By Brian Monroe
January 27, 2021
Day Two of ACFCS’ Back to the Future of Fincrime Virtual Summit saw registrations soar past 4,200, with professionals across the spectrum of financial crime attending nearly a dozen general sessions and breakout roundtables on a broad array of current, relevant and vexing topics, touching on technology, the need for human expertise and continued calls for convergence.
Top minds from the financial crime and compliance field offered insight, guidance and tips on historical and emerging threat vectors, including the billions of dollars in fraud tied to the U.S. government’s Paycheck Protection Program, the nuanced transaction trails of human traffickers, the power and promise of AI and the risks, rancor and resources needed to bolster crypto compliance.
The second day of the conference built on a powerful Day One where attendees learned to better understand the nexus between crypto value and terror groups, upcoming changes to the U.S. financial crime compliance and sanctions regimes, keys to breaking down corporate opacity barriers, cyberattack and defense strategies and more.

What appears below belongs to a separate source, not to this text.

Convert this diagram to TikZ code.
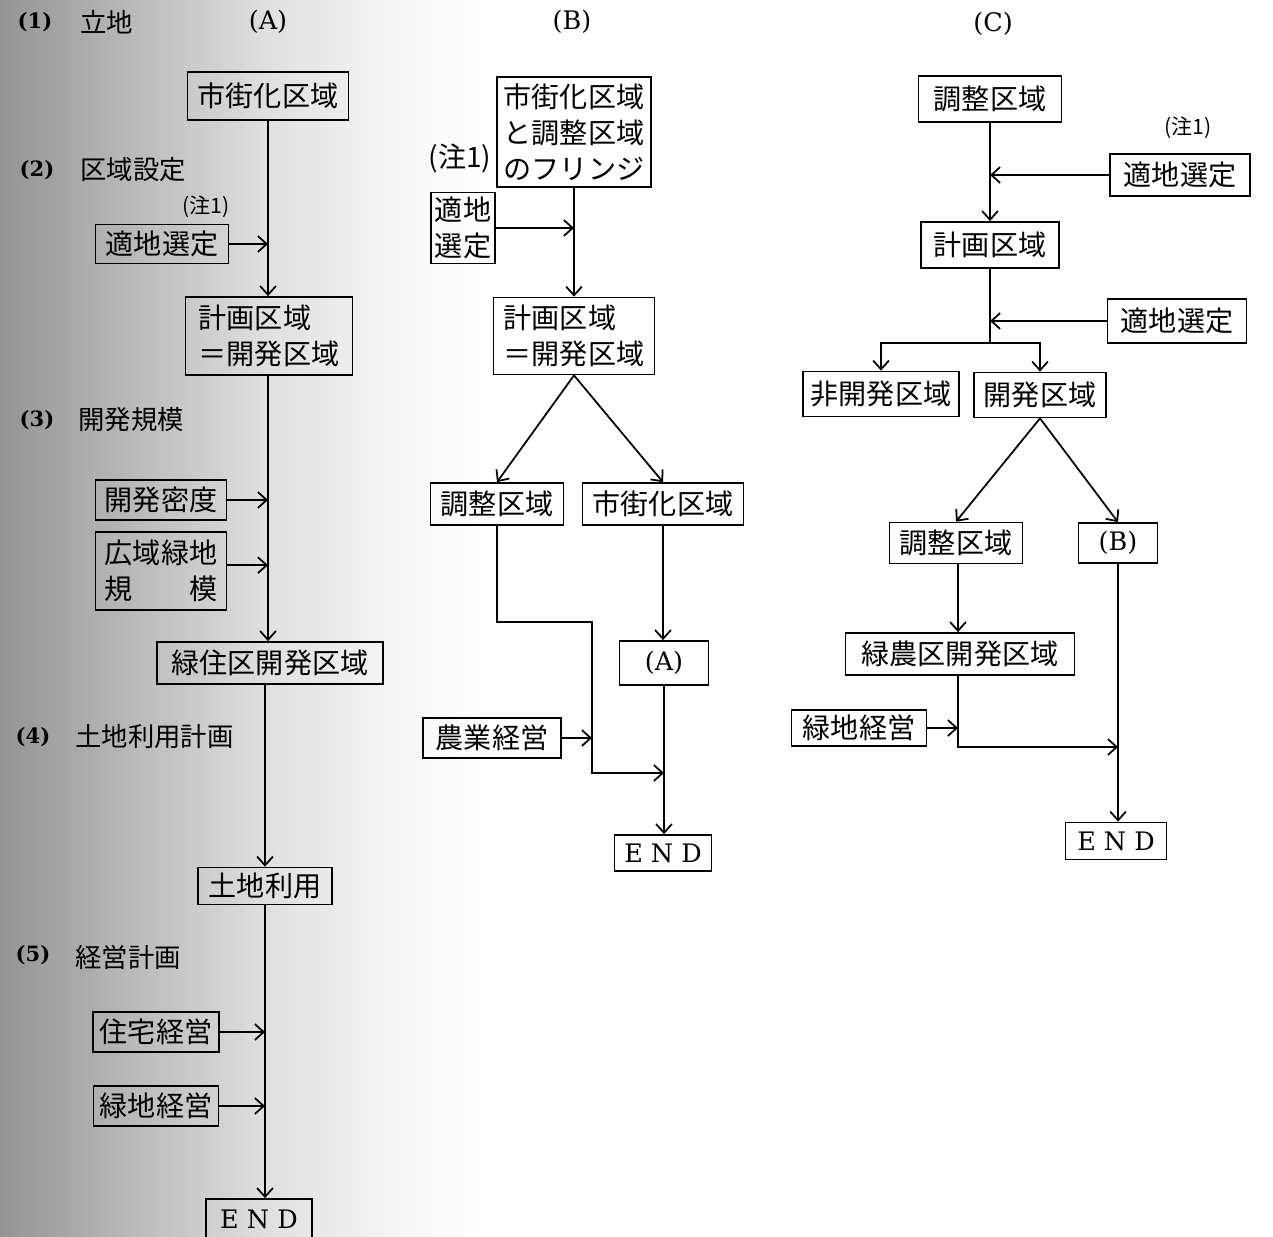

Here are some Day Two snapshots:
Pandemic of Scams – Fighting Unemployment Fraud and Preparing for the Next Wave
During COVID lockdowns, national and state governments pumped money into economic relief programs with remarkable speed, and fraudsters moved nearly as fast to exploit the same programs for breathtaking ill-gotten gains.
In the US, state unemployment programs were hit with fraud on a vast scale, with billions of estimated losses tied to domestic grifters and international organized crime groups.
This epidemic of fraud has major implications for financial institutions, which have been faced with stopping false claims, collaborating with law enforcement, and even returning fraudulent funds.
As part of the CARES Act passed by Congress in March 2020, it created a system where more than half a trillion dollars was earmarked for small businesses under the Paycheck Protection Program (PPP), where banks were charged with doling out loans to businesses that could be morphed into grants if the business kept or rehired employees.
The onus was on speed to prop up a foundering economy, with banks given little incentive to engage in deep AML due diligence or think about countering fraud – until after the fact.
As a result, government watchdogs estimated the billions of dollars went to fraudsters through sham PPP loans and scams tied to unemployment assistance siphoned away by illicit groups diverting funds from individuals already hanging on by a financial thread.
Even with the exotic and creative ways scammers stole billions of dollars from the U.S. government tied to pandemic relief plans, they are typically all examples of the “fraud triangle,” said Jim Richards, the former head of AML at Wells Fargo.
So what are the three pieces of the classic fraud triangle?
“Opportunity, pressure and rationalization,” he said. “When those elements come together, they form the classic fraud triangle.”